Beijing: The Chinese government is set to ease tax burden on four industries namely construction, real estate development, financial services and consumer services under its corporate tax reform programme, a media report said on Monday.
The reform seeks to replace sales tax with value-added tax (VAT) thus removing duplication of taxes and easing financial burden on enterprises, the People's Daily reported.
Under the new system, companies will no longer need to pay sales tax based on their revenue.
Tax burden would be eased to the extent of 600 billion yuan ($91.26 billion) this year, said taxation expert Hu Yijian, a professor of finance and economics at Shanghai University.
Prime Minister Li Keqiang has said that a pilot programme involving VAT in place of business tax has been running effectively.

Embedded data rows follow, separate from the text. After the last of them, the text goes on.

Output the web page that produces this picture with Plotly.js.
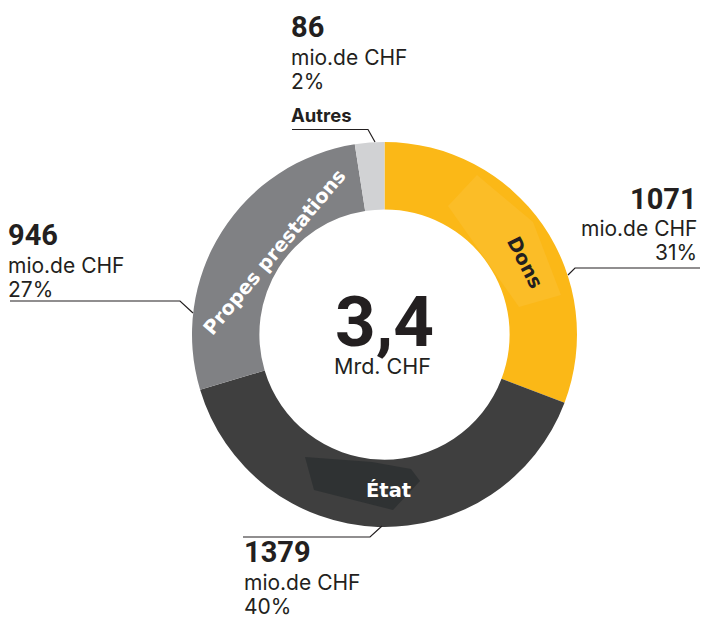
<!DOCTYPE html>
<html>
<head>
<meta charset="utf-8">
<script src="https://cdn.plot.ly/plotly-3.0.1.min.js"></script>
<style>
html,body{margin:0;padding:0;background:#fff;}
#chart{width:705px;height:619px;}
</style>
</head>
<body>
<div id="chart"></div>
<script>
// ---- data ----
const labels = ['Dons', 'État', 'Propes prestations', 'Autres'];
const values = [1071, 1379, 946, 86];
const percents = ['31%', '40%', '27%', '2%'];
const sliceText = ['Dons', 'État', 'Propes prestations', ''];
const unitText = 'mio.de CHF';
const totalText = '3,4';
const totalUnit = 'Mrd. CHF';
const outsideName = ['', '', '', 'Autres'];

// ---- styling ----
const colors = ['#FBB817', '#3F3F3F', '#808184', '#D1D2D4'];
const sliceTextColors = ['#231F20', '#FFFFFF', '#FFFFFF', '#FFFFFF'];
const ink = '#231F20';
const W = 705, H = 619;
const fx = x => x / W;
const fy = y => 1 - y / H;

// label blocks (pixel positions of caps-centres)
const blocks = [
  {x: 698, anchor: 'right', y: 198.5},
  {x: 243, anchor: 'left', y: 552},
  {x: 7, anchor: 'left', y: 235},
  {x: 290, anchor: 'left', y: 27.5}
];
const lineGaps = [0, 30, 54];
const leaders = [
  [[568, 275], [575, 268], [700, 268]],
  [[382, 526], [370, 537], [243, 537]],
  [[193, 313], [180, 301], [10, 301]],
  [[375, 142], [368, 129.5], [292, 129.5]]
];
// in-ring label placement (pixels, rotation)
const inLabelPos = [
  {x: 525, y: 262, angle: 63},
  {x: 388, y: 490, angle: 0},
  {x: 274, y: 252, angle: -50},
  null
];
// subtle tinted panels behind the in-ring labels
const panels = [
  {pts: [[477, 175], [448, 206], [519, 307], [561, 295], [533, 222]], fill: 'rgba(255,255,255,0.07)'},
  {pts: [[305, 457], [372, 462], [411, 469], [420, 481], [393, 510], [314, 490]], fill: 'rgba(20,28,30,0.36)'}
];

const annotations = [];
const shapes = [];

panels.forEach(p => {
  shapes.push({type: 'path', xref: 'paper', yref: 'paper', layer: 'above',
    path: p.pts.map((q, k) => (k ? 'L' : 'M') + fx(q[0]) + ',' + fy(q[1])).join(' ') + ' Z',
    fillcolor: p.fill, line: {width: 0}});
});

labels.forEach((lab, i) => {
  const b = blocks[i];
  const common = {xref: 'paper', yref: 'paper', x: fx(b.x), xanchor: b.anchor,
    yanchor: 'middle', showarrow: false, align: b.anchor, borderpad: 0};
  annotations.push(Object.assign({}, common, {y: fy(b.y + lineGaps[0]), text: '<b>' + values[i] + '</b>',
    font: {family: 'Roboto', size: 29, color: ink}}));
  annotations.push(Object.assign({}, common, {y: fy(b.y + lineGaps[1]), text: unitText,
    font: {family: 'Inter', size: 21, color: ink}}));
  annotations.push(Object.assign({}, common, {y: fy(b.y + lineGaps[2]), text: percents[i],
    font: {family: 'Inter', size: 21, color: ink}}));
  if (outsideName[i]) {
    annotations.push(Object.assign({}, common, {y: fy(b.y + 87.5), text: '<b>' + outsideName[i] + '</b>',
      font: {family: 'Inter', size: 18.5, color: ink}}));
  }
  const pts = leaders[i];
  shapes.push({type: 'path', xref: 'paper', yref: 'paper',
    path: pts.map((p, k) => (k ? 'L' : 'M') + fx(p[0]) + ',' + fy(p[1])).join(' '),
    line: {color: ink, width: 1.2}});
  const lp = inLabelPos[i];
  if (lp && sliceText[i]) {
    annotations.push({xref: 'paper', yref: 'paper', x: fx(lp.x), y: fy(lp.y), xanchor: 'center',
      yanchor: 'middle', showarrow: false, textangle: lp.angle, text: '<b>' + sliceText[i] + '</b>',
      font: {family: 'DejaVu Sans', size: 19.5, color: sliceTextColors[i]}});
  }
});

annotations.push({xref: 'paper', yref: 'paper', x: fx(384), y: fy(321.5), xanchor: 'center', yanchor: 'middle',
  showarrow: false, text: '<b>' + totalText + '</b>', font: {family: 'Roboto', size: 71, color: ink}});
annotations.push({xref: 'paper', yref: 'paper', x: fx(382.5), y: fy(365.5), xanchor: 'center', yanchor: 'middle',
  showarrow: false, text: totalUnit, font: {family: 'Inter', size: 21.5, color: ink}});

const trace = {
  type: 'pie',
  labels: labels,
  values: values,
  textinfo: 'none',
  hole: 0.65,
  sort: false,
  direction: 'clockwise',
  rotation: 0,
  marker: {colors: colors, line: {width: 0}},
  domain: {x: [fx(192), fx(577)], y: [fy(527), fy(142)]},
  hoverinfo: 'none',
  showlegend: false
};

const layout = {
  width: W, height: H,
  margin: {l: 0, r: 0, t: 0, b: 0},
  paper_bgcolor: '#FFFFFF',
  plot_bgcolor: '#FFFFFF',
  showlegend: false,
  annotations: annotations,
  shapes: shapes
};

Plotly.newPlot('chart', [trace], layout, {displayModeBar: false, staticPlot: true});
</script>
</body>
</html>
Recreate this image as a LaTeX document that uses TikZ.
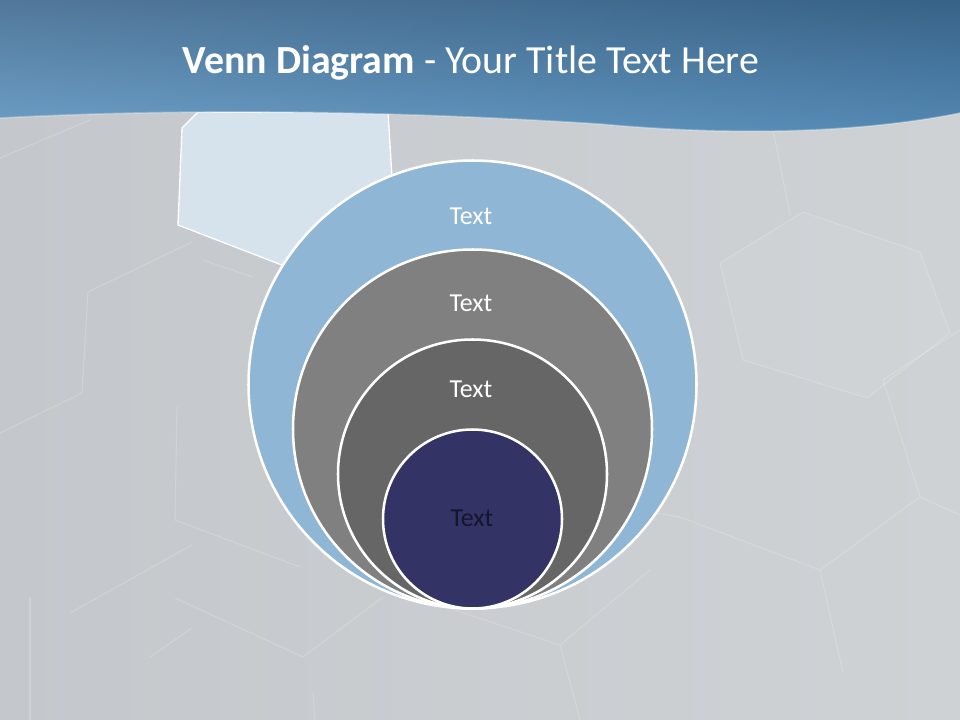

Meanwhile, the central parity rate of the Chinese currency renminbi (yuan) has been weakened by 23 basis points to 6.5539 against the US dollar on Monday.
In China's spot foreign exchange market, the yuan is allowed to rise or fall by two percent from the central parity rate each trading day.
The central parity rate of the yuan against the US dollar is based on a weighted average of prices offered by market makers before the opening of the interbank market each business day.